The Foundation will also provide attendees a tour of the Miami Science Barge, a floating environmental innovation lab.

The prize competition, named in honor of the late Florida environmentalist George Barley, is designed to incentivize free-market solutions to the increasingly urgent algae bloom problem, which impacted about 15,000 water bodies worldwide in 2016, including those in at least 20 US states.

The George Barley Water Prize marks the largest cash award ever offered in the field of water stewardship and has already attracted 147 teams from around the world, each striving to discover an innovative and cost-effective solution to remove phosphorus from our lakes, rivers and major freshwater bodies.

At the December 7 event, The Foundation will reveal the winners of the first two phases of Stage 1 of the competition - whose technological innovations, thus far only tested on a small scale, could perhaps go on to win the larger prize and ultimately provide the world with a solution that could reverse the environmental damage done to water bodies as large as Lake Erie.

"We are excited to officially kick off this unique opportunity for global impact," said Eric Eikenberg, CEO of The Foundation.
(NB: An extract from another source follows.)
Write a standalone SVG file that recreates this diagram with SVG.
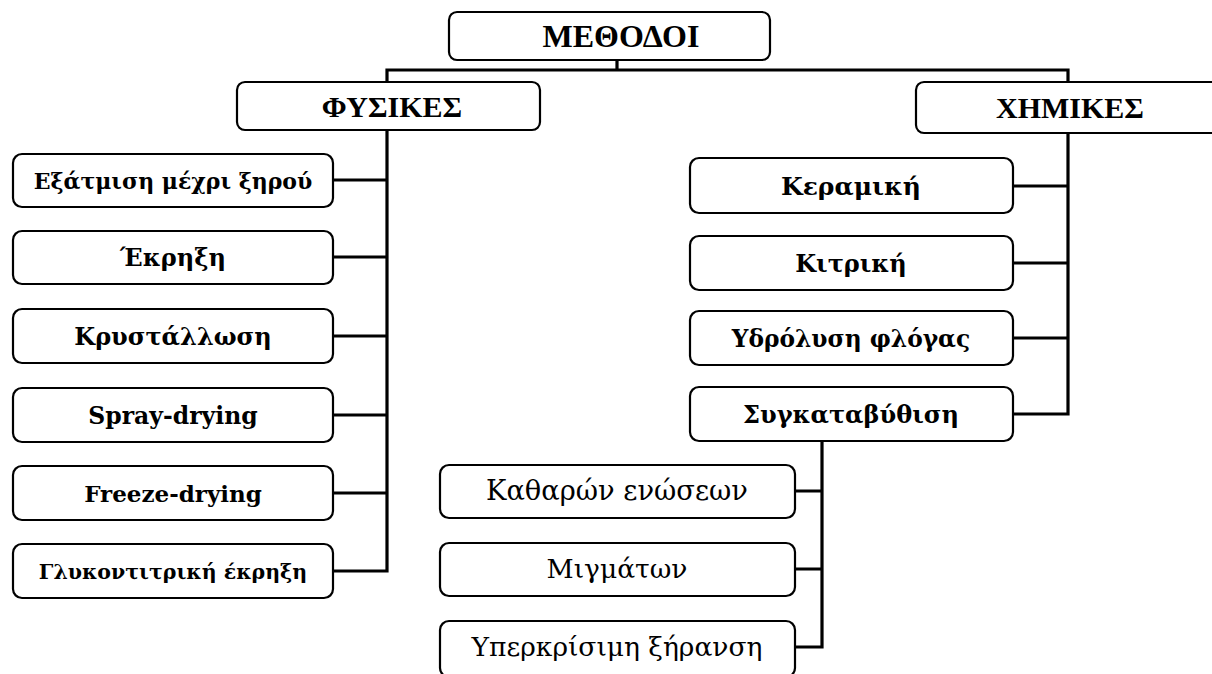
<svg xmlns="http://www.w3.org/2000/svg" width="1212" height="674" viewBox="0 0 1212 674">
<style>
.box{fill:#fff;stroke:#000;stroke-width:2.2}
.con{fill:none;stroke:#000;stroke-width:3.2;stroke-linecap:square}
.t{font-family:"DejaVu Serif","Liberation Serif",serif;font-weight:bold;font-size:24px;text-anchor:middle;fill:#000}
.h{font-family:"Liberation Serif","DejaVu Serif",serif;font-size:30px}
.r{font-weight:normal;font-size:26.5px}
</style>
<rect width="1212" height="674" fill="#fff"/>
<g id="connectors">
<path class="con" d="M617 60V70M387 82V70H1068V82"/>
<path class="con" d="M387 130V571M333 180H387M333 257H387M333 336H387M333 415H387M333 493H387M333 571H387"/>
<path class="con" d="M1068 133V414M1013 186H1068M1013 263H1068M1013 338H1068M1013 414H1068"/>
<path class="con" d="M822 440V647M795 491H822M795 569H822M795 647H822"/>
</g>
<g id="n-methodoi"><rect class="box" x="449" y="12" width="321" height="48" rx="8"/><text class="t h" x="621" y="47" style="font-size:32px">ΜΕΘΟΔΟΙ</text></g>
<g id="n-fysikes"><rect class="box" x="237" y="82" width="303" height="48" rx="8"/><text class="t h" x="392" y="117">ΦΥΣΙΚΕΣ</text></g>
<g id="n-ximikes"><rect class="box" x="916" y="82" width="310" height="51" rx="8"/><text class="t h" x="1070" y="118">ΧΗΜΙΚΕΣ</text></g>
<g id="n-exatmisi"><rect class="box" x="13" y="154" width="320" height="53" rx="9"/><text class="t" x="173" y="189" style="font-size:22px">Εξάτμιση μέχρι ξηρού</text></g>
<g id="n-ekrixi"><rect class="box" x="13" y="231" width="320" height="53" rx="9"/><text class="t" x="173" y="266">Έκρηξη</text></g>
<g id="n-krystallosi"><rect class="box" x="13" y="309" width="320" height="54" rx="9"/><text class="t" x="173" y="345">Κρυστάλλωση</text></g>
<g id="n-spray"><rect class="box" x="13" y="388" width="320" height="54" rx="9"/><text class="t" x="173" y="424" style="font-size:23.5px">Spray-drying</text></g>
<g id="n-freeze"><rect class="box" x="13" y="466" width="320" height="54" rx="9"/><text class="t" x="173" y="502" style="font-size:23px">Freeze-drying</text></g>
<g id="n-glykonitriki"><rect class="box" x="13" y="544" width="320" height="54" rx="9"/><text class="t" x="173" y="579" style="font-size:20.5px">Γλυκοντιτρική έκρηξη</text></g>
<g id="n-keramiki"><rect class="box" x="690" y="158" width="323" height="55" rx="9"/><text class="t" x="851" y="195" style="font-size:25px">Κεραμική</text></g>
<g id="n-kitriki"><rect class="box" x="690" y="236" width="323" height="54" rx="9"/><text class="t" x="851" y="272">Κιτρική</text></g>
<g id="n-ydrolysi"><rect class="box" x="690" y="311" width="323" height="54" rx="9"/><text class="t" x="851" y="347" style="font-size:23.3px">Υδρόλυση φλόγας</text></g>
<g id="n-sygkatavythisi"><rect class="box" x="690" y="387" width="323" height="54" rx="9"/><text class="t" x="851" y="423">Συγκαταβύθιση</text></g>
<g id="n-katharon"><rect class="box" x="440" y="465" width="355" height="53" rx="9"/><text class="t r" x="617" y="500" style="font-size:27.3px">Καθαρών ενώσεων</text></g>
<g id="n-migmaton"><rect class="box" x="440" y="543" width="355" height="53" rx="9"/><text class="t r" x="617" y="578">Μιγμάτων</text></g>
<g id="n-yperkrisimi"><rect class="box" x="440" y="621" width="355" height="56" rx="9"/><text class="t r" x="617" y="656">Υπερκρίσιμη ξήρανση</text></g>
</svg>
"The world badly needs a solution to this problem. It has eluded governments and private industry, but we know there are some incredibly inventive entrepreneurs out there who want to apply their expertise to this issue. The competition's four-year timetable allows for the development, testing and production of a phosphorus-removal technology that's ready to solve a local-to-global environmental problem. The first two phases of Stage 1 brought many compelling and innovative ideas to the table and we look forward to seeing what the next stage ushers in as the competition progresses."